• **Records to process**:
......
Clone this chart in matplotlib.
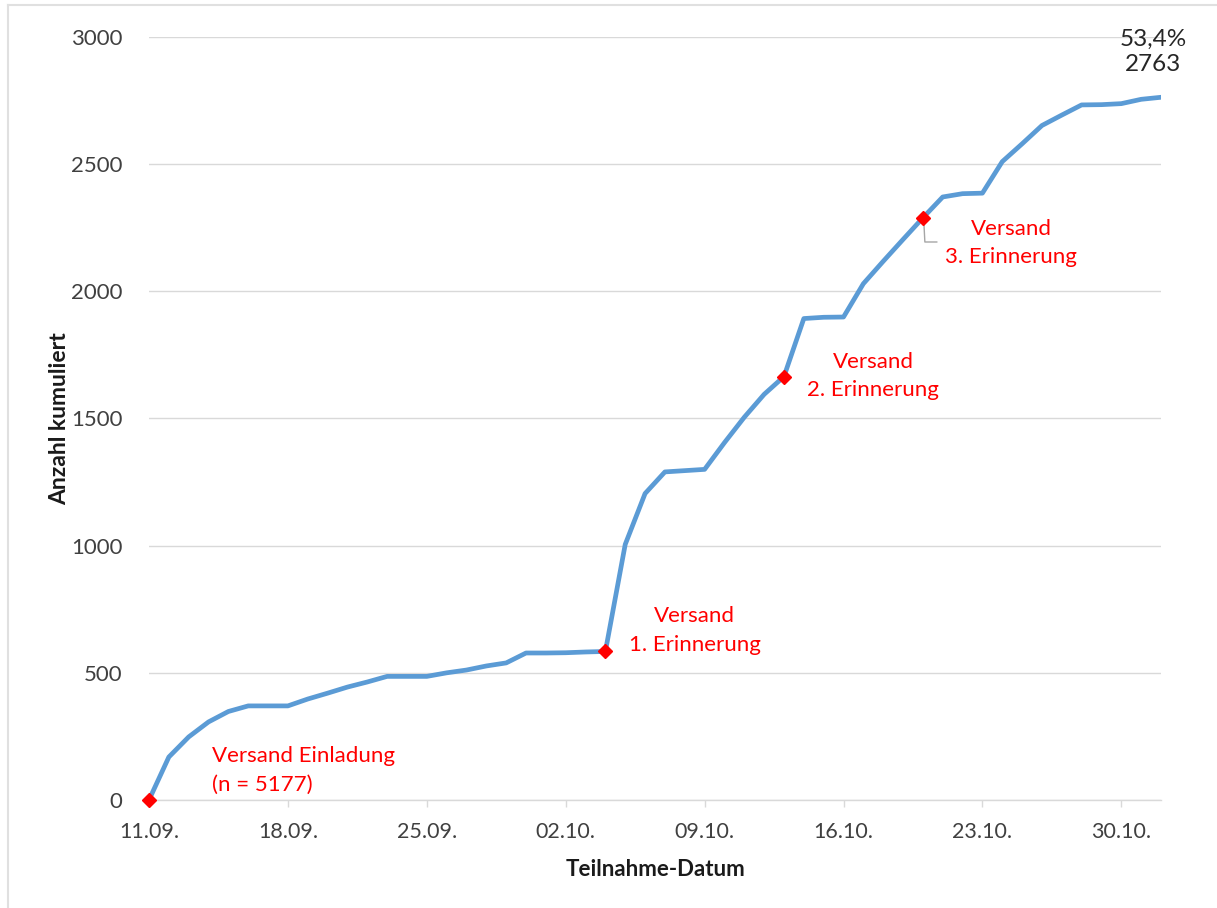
import matplotlib
matplotlib.use("Agg")
import matplotlib.pyplot as plt
import matplotlib.dates as mdates
import pandas as pd
from matplotlib.lines import Line2D

# ---- data ----
start_date = "2015-09-11"
n_days = 52
cumulative = [0, 169, 248, 307, 348, 370, 370, 370, 397, 420,
              444, 464, 486, 486, 486, 500, 511, 527, 539, 578,
              578, 579, 582, 584, 1005, 1205, 1290, 1295, 1300, 1405,
              1505, 1595, 1665, 1893, 1898, 1899, 2030, 2118, 2204, 2289,
              2371, 2384, 2386, 2510, 2580, 2652, 2693, 2733, 2734, 2738,
              2755, 2763]
event_idx = [0, 23, 32, 39]
event_labels = ["Versand Einladung\n(n = 5177)", "Versand\n1. Erinnerung",
                "Versand\n2. Erinnerung", "Versand\n3. Erinnerung"]
tick_labels = ["11.09.", "18.09.", "25.09.", "02.10.", "09.10.", "16.10.", "23.10.", "30.10."]
y_ticks = [0, 500, 1000, 1500, 2000, 2500, 3000]
final_pct = "53,4%"

dates = pd.date_range(start_date, periods=n_days, freq="D")
x = mdates.date2num(dates.to_pydatetime())

plt.rcParams['font.family'] = ['Lato', 'DejaVu Sans']

fig = plt.figure(figsize=(12.17, 9.08), dpi=100)
ax = fig.add_axes([149/1217, 1-800/908, (1161-149)/1217, (800-37)/908])

ax.plot(x, cumulative, color='#5b9bd5', lw=3.4, solid_joinstyle='round', zorder=3)
ax.plot(x[event_idx], [cumulative[i] for i in event_idx], linestyle='none',
        marker='D', markersize=7.5, color='#ff0000', zorder=4, clip_on=False)

ax.set_xlim(x[0], x[-1])
ax.set_ylim(0, 3000)
ax.set_yticks(y_ticks)
ax.set_xticks(x[::7])
ax.set_xticklabels(tick_labels)

for s in ['top', 'right', 'left']:
    ax.spines[s].set_visible(False)
ax.spines['bottom'].set_color('#d9d9d9')
ax.spines['bottom'].set_linewidth(1.0)
ax.grid(axis='y', color='#d9d9d9', lw=1.0)
ax.set_axisbelow(True)
ax.tick_params(axis='x', length=5, width=1, color='#d9d9d9', pad=11,
               labelsize=15.5, labelcolor='#404040')
ax.tick_params(axis='y', length=0, pad=19, labelsize=16, labelcolor='#404040')

ax.set_xlabel("Teilnahme-Datum", fontsize=16, fontweight='bold', color='#1a1a1a')
ax.set_ylabel("Anzahl kumuliert", fontsize=16.5, fontweight='bold', color='#1a1a1a')
ax.xaxis.set_label_coords(0.5, -(870-800)/763)
ax.xaxis.label.set_verticalalignment('center')
ax.yaxis.set_label_coords((60-149)/1012, 0.5)
ax.yaxis.label.set_verticalalignment('center')

# annotations (positions in day offsets / values)
red = '#ff0000'
fs = 16
ls = 1.55
ax.text(x[0] + 3.2, 118, event_labels[0], color=red, fontsize=fs,
        ha='left', va='center', linespacing=ls)
ax.text(x[0] + 27.5, 668, event_labels[1], color=red, fontsize=fs,
        ha='center', va='center', linespacing=ls)
ax.text(x[0] + 36.5, 1667, event_labels[2], color=red, fontsize=fs,
        ha='center', va='center', linespacing=ls)
ax.text(x[0] + 43.45, 2190, event_labels[3], color=red, fontsize=fs,
        ha='center', va='center', linespacing=ls)
ax.plot([x[0] + 39.05, x[0] + 39.1, x[0] + 39.7], [2270, 2194, 2194],
        color='#a6a6a6', lw=1, zorder=2)
ax.text(x[0] + 50.6, 2941, f"{final_pct}\n{cumulative[-1]}", color='#262626',
        fontsize=17.5, ha='center', va='center', linespacing=1.2, clip_on=False)

# faint outer frame
fig.add_artist(Line2D([8/1217, 8/1217], [0, 1-5/908], color='#e0e0e0', lw=1.5,
                      transform=fig.transFigure))
fig.add_artist(Line2D([8/1217, 1], [1-5/908, 1-5/908], color='#e0e0e0', lw=1.5,
                      transform=fig.transFigure))

fig.savefig("out.png", dpi=100, facecolor='white')
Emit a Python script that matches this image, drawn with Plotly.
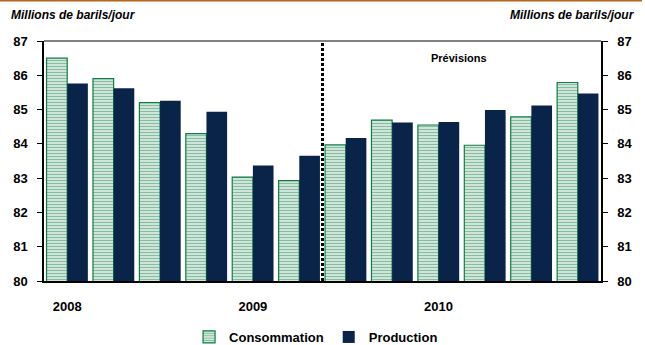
import plotly.graph_objects as go

periods = list(range(12))
year_ticks = [0, 4, 8]
year_labels = ["2008", "2009", "2010"]
consommation = [86.5, 85.9, 85.2, 84.3, 83.03, 82.93, 83.97, 84.69, 84.55, 83.96, 84.79, 85.79]
production = [85.76, 85.62, 85.26, 84.94, 83.37, 83.65, 84.17, 84.62, 84.64, 84.99, 85.12, 85.47]
forecast_start = 5.5

FONT = "Arial, 'Liberation Sans', sans-serif"
GREEN = "#0f7d43"
NAVY = "#0a2348"

fig = go.Figure()
fig.add_trace(go.Bar(
    x=periods, y=consommation, name="<b>Consommation</b>",
    marker=dict(color="white", line=dict(color=GREEN, width=1.2),
                pattern=dict(shape="-", fgcolor=GREEN, bgcolor="white", size=3, solidity=0.6)),
))
fig.add_trace(go.Bar(
    x=periods, y=production, name="<b>Production</b>",
    marker=dict(color=NAVY, line=dict(color=NAVY, width=0)),
))
fig.add_trace(go.Scatter(x=[0], y=[80], yaxis="y2", mode="markers",
                         marker=dict(opacity=0), showlegend=False, hoverinfo="skip"))

fig.update_layout(
    width=645, height=345,
    margin=dict(l=44, r=44, t=41, b=64, autoexpand=False),
    paper_bgcolor="white", plot_bgcolor="white",
    barmode="group", bargap=0.11, bargroupgap=0,
    font=dict(family=FONT, size=12, color="black"),
    showlegend=True,
    legend=dict(orientation="h", x=0.49, xanchor="center", xref="container",
                y=8 / 345, yanchor="middle", yref="container",
                font=dict(size=13, family=FONT), traceorder="normal",
                itemwidth=30, tracegroupgap=0),
    xaxis=dict(range=[-0.5, 11.5], tickvals=year_ticks, ticktext=year_labels,
               showline=True, linecolor="black", linewidth=1.5, showgrid=False,
               ticks="outside", ticklen=13, tickcolor="rgba(0,0,0,0)",
               tickfont=dict(size=13, weight="bold"), zeroline=False),
    yaxis=dict(range=[80, 87], dtick=1, showline=True, linecolor="black", linewidth=1.5,
               showgrid=False, ticks="outside", ticklen=5, tickcolor="black",
               ticklabelstandoff=7, tickfont=dict(size=13, weight="bold"), zeroline=False),
    yaxis2=dict(range=[80, 87], dtick=1, overlaying="y", side="right", showline=True,
                linecolor="black", linewidth=1.5, showgrid=False, ticks="outside",
                ticklen=5, tickcolor="black", ticklabelstandoff=7,
                tickfont=dict(size=13, weight="bold"), zeroline=False),
    shapes=[
        dict(type="line", xref="paper", yref="paper", x0=0, x1=1, y0=1, y1=1,
             line=dict(color="#808080", width=2)),
        dict(type="line", xref="x", yref="paper", x0=forecast_start, x1=forecast_start,
             y0=0, y1=1, line=dict(color="black", width=3, dash="3px,2px")),
        dict(type="line", xref="paper", yref="paper", x0=-44/557, x1=1 + 41/557,
             y0=1 + 40.5/240, y1=1 + 40.5/240, line=dict(color="#b5651d", width=2)),
    ],
    annotations=[
        dict(text="<b><i>Millions de barils/jour</i></b>", xref="paper", yref="paper",
             x=-35/557, y=1 + 26/240, xanchor="left", yanchor="middle", showarrow=False,
             font=dict(size=12)),
        dict(text="<b><i>Millions de barils/jour</i></b>", xref="paper", yref="paper",
             x=1 + 36/557, y=1 + 26/240, xanchor="right", yanchor="middle", showarrow=False,
             font=dict(size=12)),
        dict(text="<b>Prévisions</b>", xref="x", yref="paper", x=8.45, y=1 - 17/240,
             xanchor="center", yanchor="middle", showarrow=False, font=dict(size=11)),
    ],
)

fig.write_html("out.html")
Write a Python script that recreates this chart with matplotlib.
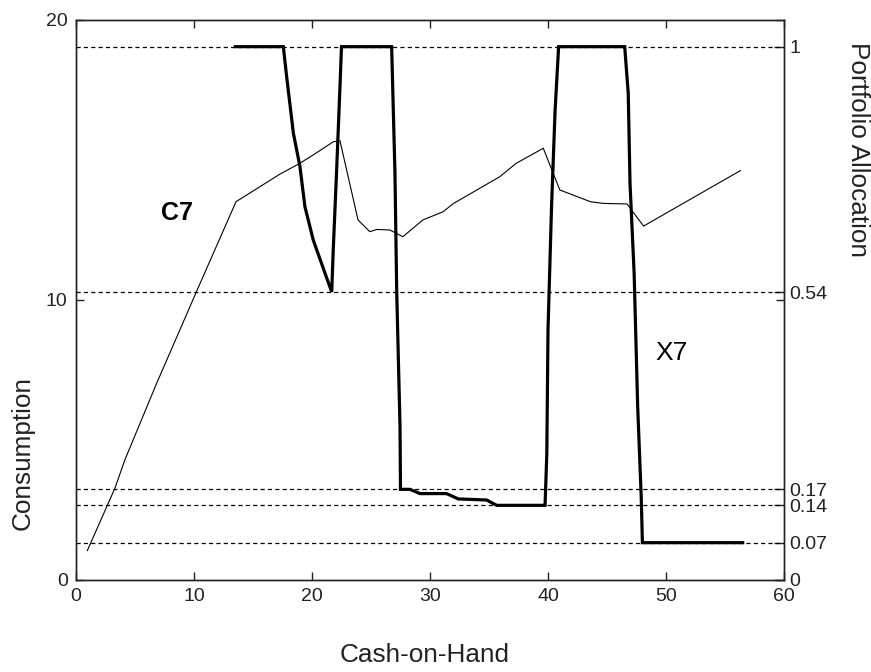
import numpy as np
from matplotlib import pyplot as plt

# Consumption policy (left axis)
cashC = [0.96, 3.3, 4.15, 6.84, 8.8, 10.2, 13.56, 17.3, 18.84, 20.1, 21.8, 22.37,
         23.9, 24.9, 25.5, 26.6, 27.7, 29.4, 31.1, 32.0, 35.9, 37.3, 39.6, 41.0,
         43.6, 44.7, 46.7, 48.1, 56.3]
consumption = [1.05, 3.28, 4.3, 7.03, 8.93, 10.29, 13.51, 14.5, 14.85, 15.18, 15.65, 15.69,
               12.86, 12.44, 12.52, 12.5, 12.26, 12.86, 13.15, 13.45, 14.4, 14.88, 15.42, 13.93,
               13.51, 13.45, 13.43, 12.64, 14.62]

# Portfolio allocation policy (right axis)
cashX = [13.5, 17.57, 17.85, 18.42, 18.98, 19.4, 20.1, 20.4, 21.67, 21.8, 22.1, 22.37,
         22.5, 26.75, 27.03, 27.18, 27.46, 27.5, 28.3, 29.15, 31.4, 32.4, 34.8, 35.65,
         39.75, 39.9, 40.0, 40.3, 40.6, 40.9, 46.5, 46.8, 46.95, 47.3, 47.6, 47.9,
         48.0, 56.5]
allocation = [1, 1, 0.944, 0.838, 0.775, 0.70, 0.638, 0.619, 0.54, 0.619, 0.775, 0.925,
              1, 1, 0.763, 0.54, 0.287, 0.17, 0.17, 0.162, 0.162, 0.152, 0.15, 0.14,
              0.14, 0.2375, 0.469, 0.70, 0.88, 1, 1, 0.9125, 0.744, 0.575, 0.325, 0.156,
              0.07, 0.07]

# Reference allocation levels
levels = [1, 0.54, 0.17, 0.14, 0.07]
levelLabels = ['1', '0.54', '0.17', '0.14', '0.07']

plt.rcParams['font.family'] = 'Liberation Sans'
plt.rcParams['lines.scale_dashes'] = False

fig = plt.figure(figsize=(8.71, 6.72), dpi=100)
ax = fig.add_axes([76/871, 1 - 580/672, 708/871, 560/672])
ax2 = ax.twinx()

ax.plot(cashC, consumption, color='black', linewidth=0.8)
ax.set_xlim(0, 60)
ax.set_ylim(0, 20)
ax.set_xticks(np.arange(0, 70, 10))
ax.set_yticks([0, 10, 20])
ax.tick_params(direction='in', length=6, width=1, labelsize=14, pad=6,
               top=True, right=True, labelright=False, colors='#222222')

for lev in levels:
    ax2.axhline(lev, color='black', linewidth=0.9, linestyle=(0, (3, 2.3)))
ax2.plot(cashX, allocation, color='black', linewidth=2.3, solid_joinstyle='miter')
ax2.set_ylim(0, 1.05)
ax2.set_yticks([0] + levels)
ax2.set_yticklabels(['0'] + levelLabels)
ax2.tick_params(direction='in', length=7, width=1, labelsize=14, pad=4, colors='#222222')

for a in (ax, ax2):
    for s in a.spines.values():
        s.set_color('#222222')
        s.set_linewidth(1)

ax.text(8.6, 13.1, 'C7', fontsize=18, fontweight='bold', ha='center', va='center')
ax.text(50.5, 8.1, 'X7', fontsize=19, ha='center', va='center')

fig.text(23/871, 1 - 453/672, 'Consumption', rotation=90, fontsize=18.8,
         ha='center', va='center', color='#222222')
fig.text(858/871, 1 - 150/672, 'Portfolio Allocation', rotation=-90, fontsize=18.8,
         ha='center', va='center', color='#222222')
fig.text(425/871, 1 - 655/672, 'Cash-on-Hand', fontsize=18.8,
         ha='center', va='center', color='#222222')

plt.savefig('out.png', dpi=100)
......
Read the entries and select each line where the word "with" is found.

Emit a Python script that matches this image, drawn with Plotly.
Write a Python script that recreates this chart with matplotlib.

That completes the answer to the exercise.